DATASET EXTRACT:
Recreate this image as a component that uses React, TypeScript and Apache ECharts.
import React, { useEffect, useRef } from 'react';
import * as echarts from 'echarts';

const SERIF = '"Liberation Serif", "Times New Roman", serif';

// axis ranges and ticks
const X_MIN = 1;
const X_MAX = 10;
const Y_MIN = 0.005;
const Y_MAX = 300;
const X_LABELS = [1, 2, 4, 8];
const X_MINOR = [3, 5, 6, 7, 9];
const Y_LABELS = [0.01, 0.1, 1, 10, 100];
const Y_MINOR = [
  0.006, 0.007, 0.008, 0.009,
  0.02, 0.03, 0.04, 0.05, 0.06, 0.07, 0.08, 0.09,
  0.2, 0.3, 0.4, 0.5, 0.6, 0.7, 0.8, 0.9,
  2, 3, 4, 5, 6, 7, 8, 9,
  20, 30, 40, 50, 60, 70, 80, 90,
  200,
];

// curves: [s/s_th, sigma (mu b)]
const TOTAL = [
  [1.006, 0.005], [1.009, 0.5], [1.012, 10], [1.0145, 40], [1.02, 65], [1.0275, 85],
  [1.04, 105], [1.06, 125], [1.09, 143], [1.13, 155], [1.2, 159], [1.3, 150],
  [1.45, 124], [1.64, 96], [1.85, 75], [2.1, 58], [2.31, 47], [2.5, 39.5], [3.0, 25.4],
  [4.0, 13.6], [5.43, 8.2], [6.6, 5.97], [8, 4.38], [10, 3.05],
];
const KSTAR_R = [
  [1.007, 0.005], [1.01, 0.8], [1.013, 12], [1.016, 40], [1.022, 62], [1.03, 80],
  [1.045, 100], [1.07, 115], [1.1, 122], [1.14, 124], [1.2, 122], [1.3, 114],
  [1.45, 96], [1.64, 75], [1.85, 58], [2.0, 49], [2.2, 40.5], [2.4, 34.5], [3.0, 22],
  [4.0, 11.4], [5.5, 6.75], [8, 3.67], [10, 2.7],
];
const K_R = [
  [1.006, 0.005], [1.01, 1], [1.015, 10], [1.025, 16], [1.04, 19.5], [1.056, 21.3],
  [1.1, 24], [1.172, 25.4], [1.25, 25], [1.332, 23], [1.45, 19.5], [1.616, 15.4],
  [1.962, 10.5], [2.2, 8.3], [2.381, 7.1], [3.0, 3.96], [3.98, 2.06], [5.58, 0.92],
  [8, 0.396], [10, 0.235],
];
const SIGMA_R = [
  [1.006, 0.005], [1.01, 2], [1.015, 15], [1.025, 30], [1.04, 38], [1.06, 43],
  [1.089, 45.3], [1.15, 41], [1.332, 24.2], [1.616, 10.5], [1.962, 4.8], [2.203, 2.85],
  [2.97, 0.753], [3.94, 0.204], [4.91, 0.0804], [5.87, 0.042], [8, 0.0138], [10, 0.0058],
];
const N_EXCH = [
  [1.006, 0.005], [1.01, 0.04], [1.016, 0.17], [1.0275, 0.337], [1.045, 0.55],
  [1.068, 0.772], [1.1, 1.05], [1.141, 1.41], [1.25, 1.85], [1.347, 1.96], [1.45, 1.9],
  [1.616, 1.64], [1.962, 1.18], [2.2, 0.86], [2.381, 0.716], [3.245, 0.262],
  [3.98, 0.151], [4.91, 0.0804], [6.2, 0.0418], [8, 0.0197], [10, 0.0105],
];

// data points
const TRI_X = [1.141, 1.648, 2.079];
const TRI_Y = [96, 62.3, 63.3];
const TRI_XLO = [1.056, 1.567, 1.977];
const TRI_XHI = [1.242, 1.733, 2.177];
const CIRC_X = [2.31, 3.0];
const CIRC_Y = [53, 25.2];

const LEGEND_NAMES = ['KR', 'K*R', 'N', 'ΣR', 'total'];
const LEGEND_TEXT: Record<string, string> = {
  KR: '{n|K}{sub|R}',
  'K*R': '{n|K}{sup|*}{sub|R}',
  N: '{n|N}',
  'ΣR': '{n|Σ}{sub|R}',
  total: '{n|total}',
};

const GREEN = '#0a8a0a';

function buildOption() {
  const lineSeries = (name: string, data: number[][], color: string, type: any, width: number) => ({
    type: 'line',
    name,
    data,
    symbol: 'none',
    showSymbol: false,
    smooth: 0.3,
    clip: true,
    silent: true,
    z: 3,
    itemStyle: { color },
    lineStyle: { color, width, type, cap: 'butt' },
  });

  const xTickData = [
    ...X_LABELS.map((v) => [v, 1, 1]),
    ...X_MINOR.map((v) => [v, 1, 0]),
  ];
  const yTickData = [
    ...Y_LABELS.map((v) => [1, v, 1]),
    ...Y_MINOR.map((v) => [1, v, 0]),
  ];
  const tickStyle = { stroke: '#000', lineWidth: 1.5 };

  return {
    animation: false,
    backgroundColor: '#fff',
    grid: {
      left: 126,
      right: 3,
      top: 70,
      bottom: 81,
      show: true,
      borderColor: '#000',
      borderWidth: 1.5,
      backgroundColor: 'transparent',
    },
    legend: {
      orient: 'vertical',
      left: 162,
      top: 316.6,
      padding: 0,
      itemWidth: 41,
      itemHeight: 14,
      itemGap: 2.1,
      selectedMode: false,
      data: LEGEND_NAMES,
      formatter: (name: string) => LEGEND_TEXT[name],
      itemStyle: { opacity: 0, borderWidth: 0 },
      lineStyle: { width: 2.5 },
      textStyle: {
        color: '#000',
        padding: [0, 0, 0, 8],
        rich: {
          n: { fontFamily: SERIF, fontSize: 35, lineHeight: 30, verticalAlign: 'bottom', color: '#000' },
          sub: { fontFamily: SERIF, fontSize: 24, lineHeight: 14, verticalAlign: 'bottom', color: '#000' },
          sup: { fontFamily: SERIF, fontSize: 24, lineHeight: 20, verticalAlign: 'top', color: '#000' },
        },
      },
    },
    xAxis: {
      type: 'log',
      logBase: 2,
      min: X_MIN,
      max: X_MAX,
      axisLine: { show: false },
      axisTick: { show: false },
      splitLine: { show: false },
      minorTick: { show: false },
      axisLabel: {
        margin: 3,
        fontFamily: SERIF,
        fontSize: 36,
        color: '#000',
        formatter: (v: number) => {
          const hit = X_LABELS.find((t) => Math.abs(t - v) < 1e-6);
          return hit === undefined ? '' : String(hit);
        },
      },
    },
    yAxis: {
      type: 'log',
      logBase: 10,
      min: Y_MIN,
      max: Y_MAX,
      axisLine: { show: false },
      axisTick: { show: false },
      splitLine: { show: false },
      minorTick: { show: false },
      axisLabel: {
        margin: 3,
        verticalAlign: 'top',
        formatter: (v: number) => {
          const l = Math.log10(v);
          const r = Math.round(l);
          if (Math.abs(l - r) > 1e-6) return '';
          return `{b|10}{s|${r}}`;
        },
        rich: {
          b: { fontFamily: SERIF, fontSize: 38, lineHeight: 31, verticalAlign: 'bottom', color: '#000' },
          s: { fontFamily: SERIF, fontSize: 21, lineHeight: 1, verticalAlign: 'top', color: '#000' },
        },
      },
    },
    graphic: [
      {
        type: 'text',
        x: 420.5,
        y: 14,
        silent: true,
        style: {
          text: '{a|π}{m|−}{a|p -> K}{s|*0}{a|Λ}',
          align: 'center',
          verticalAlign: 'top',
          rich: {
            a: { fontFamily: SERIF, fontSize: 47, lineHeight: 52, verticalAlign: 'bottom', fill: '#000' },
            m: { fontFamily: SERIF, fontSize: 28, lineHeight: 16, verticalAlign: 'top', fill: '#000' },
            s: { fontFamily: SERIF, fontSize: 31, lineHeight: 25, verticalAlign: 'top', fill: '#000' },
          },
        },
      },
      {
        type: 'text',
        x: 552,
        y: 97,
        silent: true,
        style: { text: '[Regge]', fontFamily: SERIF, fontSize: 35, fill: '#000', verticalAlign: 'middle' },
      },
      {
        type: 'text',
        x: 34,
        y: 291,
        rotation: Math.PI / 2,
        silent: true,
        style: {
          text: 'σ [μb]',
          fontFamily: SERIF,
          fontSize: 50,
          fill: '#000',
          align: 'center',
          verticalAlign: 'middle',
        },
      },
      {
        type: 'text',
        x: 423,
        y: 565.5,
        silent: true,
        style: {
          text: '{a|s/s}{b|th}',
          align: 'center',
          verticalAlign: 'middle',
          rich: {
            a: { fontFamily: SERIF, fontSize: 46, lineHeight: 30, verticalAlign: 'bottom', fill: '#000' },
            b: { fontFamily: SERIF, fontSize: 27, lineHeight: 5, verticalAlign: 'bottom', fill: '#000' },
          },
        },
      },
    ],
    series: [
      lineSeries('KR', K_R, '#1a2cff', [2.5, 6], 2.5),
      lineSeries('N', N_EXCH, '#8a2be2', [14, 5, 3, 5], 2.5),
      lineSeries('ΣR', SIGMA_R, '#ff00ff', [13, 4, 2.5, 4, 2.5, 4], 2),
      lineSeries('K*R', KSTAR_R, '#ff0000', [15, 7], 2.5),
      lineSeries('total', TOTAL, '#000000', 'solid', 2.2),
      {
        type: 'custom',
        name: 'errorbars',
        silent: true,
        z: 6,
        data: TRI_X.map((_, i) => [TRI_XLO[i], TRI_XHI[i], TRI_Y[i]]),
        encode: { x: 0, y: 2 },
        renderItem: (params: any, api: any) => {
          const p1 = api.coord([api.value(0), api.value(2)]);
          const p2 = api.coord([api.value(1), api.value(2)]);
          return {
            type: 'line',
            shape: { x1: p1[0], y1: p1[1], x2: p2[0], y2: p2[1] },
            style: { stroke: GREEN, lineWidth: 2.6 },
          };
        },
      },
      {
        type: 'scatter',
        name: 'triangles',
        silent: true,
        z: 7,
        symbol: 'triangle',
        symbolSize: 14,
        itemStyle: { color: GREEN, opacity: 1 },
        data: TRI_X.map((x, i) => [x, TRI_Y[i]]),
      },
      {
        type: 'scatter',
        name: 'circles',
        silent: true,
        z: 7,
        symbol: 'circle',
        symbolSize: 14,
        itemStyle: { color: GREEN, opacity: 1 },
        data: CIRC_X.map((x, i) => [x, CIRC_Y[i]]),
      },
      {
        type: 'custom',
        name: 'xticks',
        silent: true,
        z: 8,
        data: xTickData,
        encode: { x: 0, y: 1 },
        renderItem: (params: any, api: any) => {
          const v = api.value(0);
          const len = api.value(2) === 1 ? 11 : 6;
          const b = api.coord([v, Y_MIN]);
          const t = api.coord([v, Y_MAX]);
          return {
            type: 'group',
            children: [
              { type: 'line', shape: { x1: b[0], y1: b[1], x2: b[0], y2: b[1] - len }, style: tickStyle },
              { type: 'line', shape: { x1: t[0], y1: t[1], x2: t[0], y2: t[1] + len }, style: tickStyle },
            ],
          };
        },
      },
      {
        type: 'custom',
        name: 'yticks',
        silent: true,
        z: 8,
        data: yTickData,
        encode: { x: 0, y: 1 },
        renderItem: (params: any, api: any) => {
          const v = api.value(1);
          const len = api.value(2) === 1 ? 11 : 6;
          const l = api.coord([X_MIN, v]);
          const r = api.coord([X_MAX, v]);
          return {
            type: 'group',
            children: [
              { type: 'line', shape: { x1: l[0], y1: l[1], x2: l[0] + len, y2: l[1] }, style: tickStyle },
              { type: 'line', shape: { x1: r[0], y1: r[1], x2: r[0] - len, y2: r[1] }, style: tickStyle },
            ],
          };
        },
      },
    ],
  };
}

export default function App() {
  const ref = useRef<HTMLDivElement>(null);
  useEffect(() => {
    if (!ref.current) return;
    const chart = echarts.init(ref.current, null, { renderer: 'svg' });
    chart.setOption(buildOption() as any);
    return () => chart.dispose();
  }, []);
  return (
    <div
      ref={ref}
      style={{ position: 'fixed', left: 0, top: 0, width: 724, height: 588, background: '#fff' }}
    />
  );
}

TASK DESCRIPTION: Filter out every line that lacks the word "React", and copy the rest.

REPLY:
Recreate this image as a component that uses React, TypeScript and Apache ECharts.
import React, { useEffect, useRef } from 'react';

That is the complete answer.